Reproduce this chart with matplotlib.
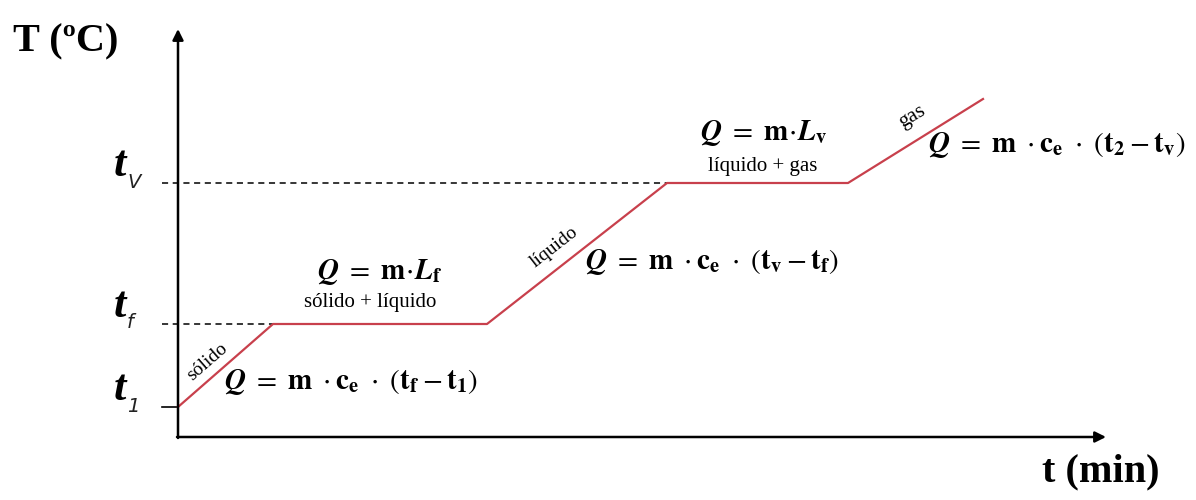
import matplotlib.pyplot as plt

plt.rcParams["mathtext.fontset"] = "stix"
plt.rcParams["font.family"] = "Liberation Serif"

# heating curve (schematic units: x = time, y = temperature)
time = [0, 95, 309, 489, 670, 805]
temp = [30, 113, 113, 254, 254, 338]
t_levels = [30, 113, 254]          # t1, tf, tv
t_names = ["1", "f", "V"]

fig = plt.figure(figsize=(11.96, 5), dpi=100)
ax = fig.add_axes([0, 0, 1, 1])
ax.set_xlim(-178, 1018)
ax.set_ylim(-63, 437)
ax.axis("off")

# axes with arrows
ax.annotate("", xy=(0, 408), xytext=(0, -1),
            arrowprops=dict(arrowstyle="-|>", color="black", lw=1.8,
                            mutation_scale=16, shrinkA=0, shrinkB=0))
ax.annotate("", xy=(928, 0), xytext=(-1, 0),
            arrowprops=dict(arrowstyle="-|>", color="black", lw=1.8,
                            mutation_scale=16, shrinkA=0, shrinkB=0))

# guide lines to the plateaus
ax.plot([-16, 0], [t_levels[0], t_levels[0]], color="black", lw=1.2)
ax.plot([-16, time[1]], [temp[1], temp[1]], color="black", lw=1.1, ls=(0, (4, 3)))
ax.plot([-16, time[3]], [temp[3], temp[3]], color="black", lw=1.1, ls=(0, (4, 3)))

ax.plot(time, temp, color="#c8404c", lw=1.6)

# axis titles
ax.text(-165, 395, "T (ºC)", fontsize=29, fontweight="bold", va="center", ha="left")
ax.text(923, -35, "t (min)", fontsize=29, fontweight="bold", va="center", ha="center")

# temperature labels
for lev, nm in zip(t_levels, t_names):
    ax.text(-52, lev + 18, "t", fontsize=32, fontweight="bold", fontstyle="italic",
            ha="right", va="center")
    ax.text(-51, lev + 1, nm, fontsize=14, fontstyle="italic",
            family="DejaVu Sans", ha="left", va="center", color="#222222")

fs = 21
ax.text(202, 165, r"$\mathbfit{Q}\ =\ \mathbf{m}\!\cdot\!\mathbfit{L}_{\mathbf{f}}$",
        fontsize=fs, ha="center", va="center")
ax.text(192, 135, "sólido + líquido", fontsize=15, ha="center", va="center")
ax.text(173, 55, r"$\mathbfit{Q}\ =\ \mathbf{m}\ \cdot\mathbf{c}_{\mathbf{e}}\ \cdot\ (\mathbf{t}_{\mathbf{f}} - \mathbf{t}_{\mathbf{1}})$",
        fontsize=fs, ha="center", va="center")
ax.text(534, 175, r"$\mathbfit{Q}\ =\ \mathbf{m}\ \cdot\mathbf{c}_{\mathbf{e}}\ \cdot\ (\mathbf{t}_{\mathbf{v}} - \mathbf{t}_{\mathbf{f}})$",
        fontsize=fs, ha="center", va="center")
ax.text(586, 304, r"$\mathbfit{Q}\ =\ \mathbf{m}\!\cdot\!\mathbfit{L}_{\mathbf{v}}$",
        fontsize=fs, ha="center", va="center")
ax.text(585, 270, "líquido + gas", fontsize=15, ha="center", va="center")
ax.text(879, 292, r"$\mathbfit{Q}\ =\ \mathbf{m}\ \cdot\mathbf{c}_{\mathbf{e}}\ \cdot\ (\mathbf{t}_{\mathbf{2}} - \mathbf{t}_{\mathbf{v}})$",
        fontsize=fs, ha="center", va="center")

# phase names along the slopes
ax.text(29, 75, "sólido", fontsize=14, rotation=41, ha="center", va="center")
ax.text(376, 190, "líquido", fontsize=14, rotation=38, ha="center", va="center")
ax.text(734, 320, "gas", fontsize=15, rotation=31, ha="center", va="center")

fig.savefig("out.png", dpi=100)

------------------------------

WHAT THE TASK ASKS
Filter the data, keeping only the lines that contain "with".

TASK RESPONSE
Reproduce this chart with matplotlib.
# axes with arrows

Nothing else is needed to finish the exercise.